Task: Your job is to retype all of the data word for word, leaving every image out.

#####

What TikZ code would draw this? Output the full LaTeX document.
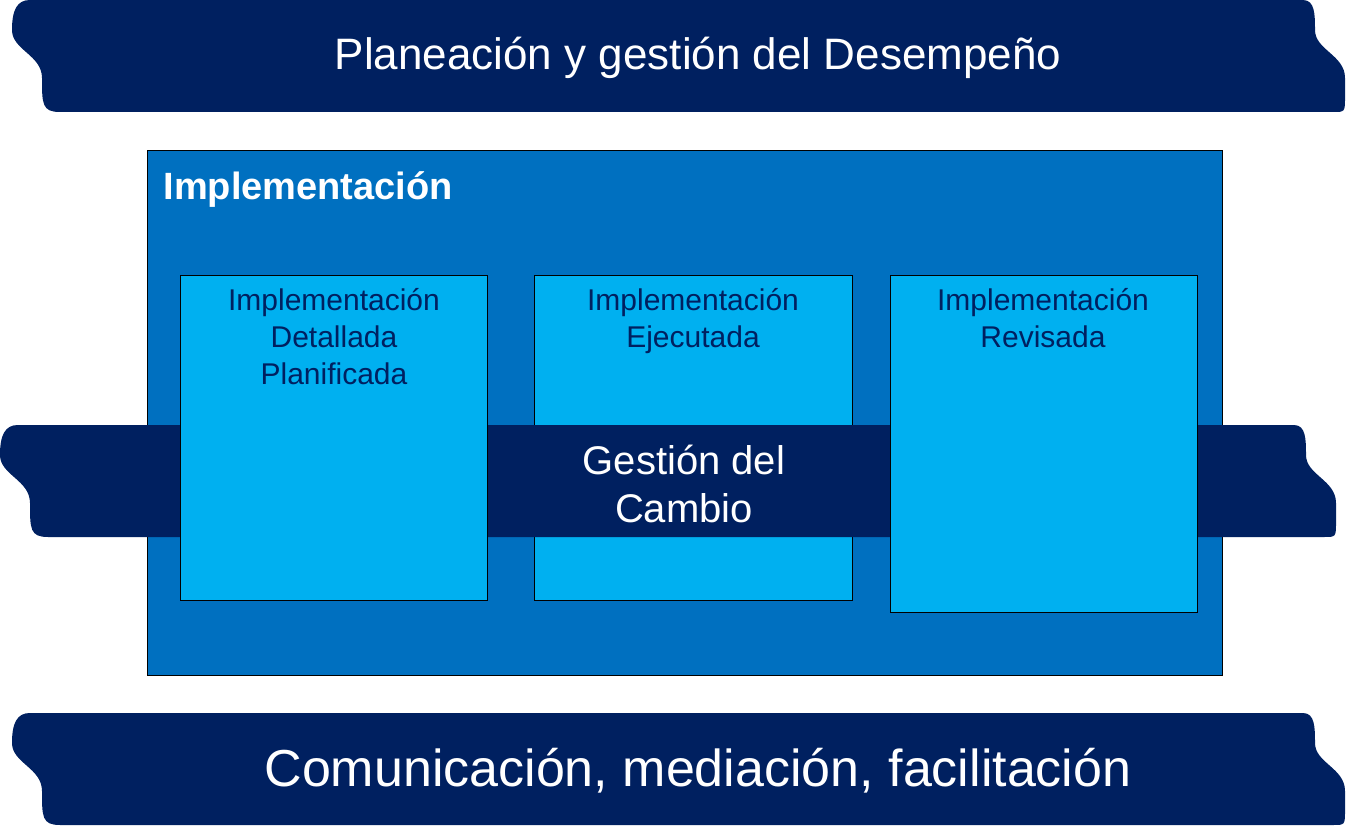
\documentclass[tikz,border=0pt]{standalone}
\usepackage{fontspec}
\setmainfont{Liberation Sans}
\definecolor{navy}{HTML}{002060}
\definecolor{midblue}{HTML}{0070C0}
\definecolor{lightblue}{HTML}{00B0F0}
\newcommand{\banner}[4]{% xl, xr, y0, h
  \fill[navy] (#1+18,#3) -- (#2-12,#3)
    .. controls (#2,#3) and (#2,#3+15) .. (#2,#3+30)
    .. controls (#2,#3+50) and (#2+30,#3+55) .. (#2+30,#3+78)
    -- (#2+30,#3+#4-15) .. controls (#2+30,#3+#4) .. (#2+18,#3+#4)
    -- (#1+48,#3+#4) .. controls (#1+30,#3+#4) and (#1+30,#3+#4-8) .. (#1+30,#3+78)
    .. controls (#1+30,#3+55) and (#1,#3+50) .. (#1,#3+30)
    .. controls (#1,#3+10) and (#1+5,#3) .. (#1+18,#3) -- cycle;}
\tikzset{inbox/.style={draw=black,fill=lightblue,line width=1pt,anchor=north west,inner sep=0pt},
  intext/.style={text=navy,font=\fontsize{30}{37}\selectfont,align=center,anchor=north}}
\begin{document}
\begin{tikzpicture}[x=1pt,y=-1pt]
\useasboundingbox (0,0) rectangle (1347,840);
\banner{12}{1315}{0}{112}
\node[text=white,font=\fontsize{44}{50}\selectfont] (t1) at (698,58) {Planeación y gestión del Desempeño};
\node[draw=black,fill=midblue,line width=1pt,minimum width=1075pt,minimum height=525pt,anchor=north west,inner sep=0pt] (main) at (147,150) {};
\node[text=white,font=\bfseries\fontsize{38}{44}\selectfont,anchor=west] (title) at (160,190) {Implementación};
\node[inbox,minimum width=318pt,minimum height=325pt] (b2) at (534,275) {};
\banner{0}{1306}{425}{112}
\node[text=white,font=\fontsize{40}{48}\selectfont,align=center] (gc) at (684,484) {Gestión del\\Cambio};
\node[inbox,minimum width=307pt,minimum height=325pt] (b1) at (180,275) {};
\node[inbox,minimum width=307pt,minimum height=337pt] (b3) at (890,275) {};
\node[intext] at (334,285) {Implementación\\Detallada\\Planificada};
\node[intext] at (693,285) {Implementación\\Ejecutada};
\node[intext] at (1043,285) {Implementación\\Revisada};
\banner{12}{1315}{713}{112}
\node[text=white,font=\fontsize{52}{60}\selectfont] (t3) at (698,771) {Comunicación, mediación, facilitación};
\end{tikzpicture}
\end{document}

#####

The result:
What TikZ code would draw this? Output the full LaTeX document.
\documentclass[tikz,border=0pt]{standalone}
\usepackage{fontspec}
\setmainfont{Liberation Sans}
\definecolor{navy}{HTML}{002060}
\definecolor{midblue}{HTML}{0070C0}
\definecolor{lightblue}{HTML}{00B0F0}
\newcommand{\banner}[4]{% xl, xr, y0, h
  \fill[navy] (#1+18,#3) -- (#2-12,#3)
    .. controls (#2,#3) and (#2,#3+15) .. (#2,#3+30)
    .. controls (#2,#3+50) and (#2+30,#3+55) .. (#2+30,#3+78)
    -- (#2+30,#3+#4-15) .. controls (#2+30,#3+#4) .. (#2+18,#3+#4)
    -- (#1+48,#3+#4) .. controls (#1+30,#3+#4) and (#1+30,#3+#4-8) .. (#1+30,#3+78)
    .. controls (#1+30,#3+55) and (#1,#3+50) .. (#1,#3+30)
    .. controls (#1,#3+10) and (#1+5,#3) .. (#1+18,#3) -- cycle;}
\tikzset{inbox/.style={draw=black,fill=lightblue,line width=1pt,anchor=north west,inner sep=0pt},
  intext/.style={text=navy,font=\fontsize{30}{37}\selectfont,align=center,anchor=north}}
\begin{document}
\begin{tikzpicture}[x=1pt,y=-1pt]
\useasboundingbox (0,0) rectangle (1347,840);
\banner{12}{1315}{0}{112}
\node[text=white,font=\fontsize{44}{50}\selectfont] (t1) at (698,58) {Planeación y gestión del Desempeño};
\node[draw=black,fill=midblue,line width=1pt,minimum width=1075pt,minimum height=525pt,anchor=north west,inner sep=0pt] (main) at (147,150) {};
\node[text=white,font=\bfseries\fontsize{38}{44}\selectfont,anchor=west] (title) at (160,190) {Implementación};
\node[inbox,minimum width=318pt,minimum height=325pt] (b2) at (534,275) {};
\banner{0}{1306}{425}{112}
\node[text=white,font=\fontsize{40}{48}\selectfont,align=center] (gc) at (684,484) {Gestión del\\Cambio};
\node[inbox,minimum width=307pt,minimum height=325pt] (b1) at (180,275) {};
\node[inbox,minimum width=307pt,minimum height=337pt] (b3) at (890,275) {};
\node[intext] at (334,285) {Implementación\\Detallada\\Planificada};
\node[intext] at (693,285) {Implementación\\Ejecutada};
\node[intext] at (1043,285) {Implementación\\Revisada};
\banner{12}{1315}{713}{112}
\node[text=white,font=\fontsize{52}{60}\selectfont] (t3) at (698,771) {Comunicación, mediación, facilitación};
\end{tikzpicture}
\end{document}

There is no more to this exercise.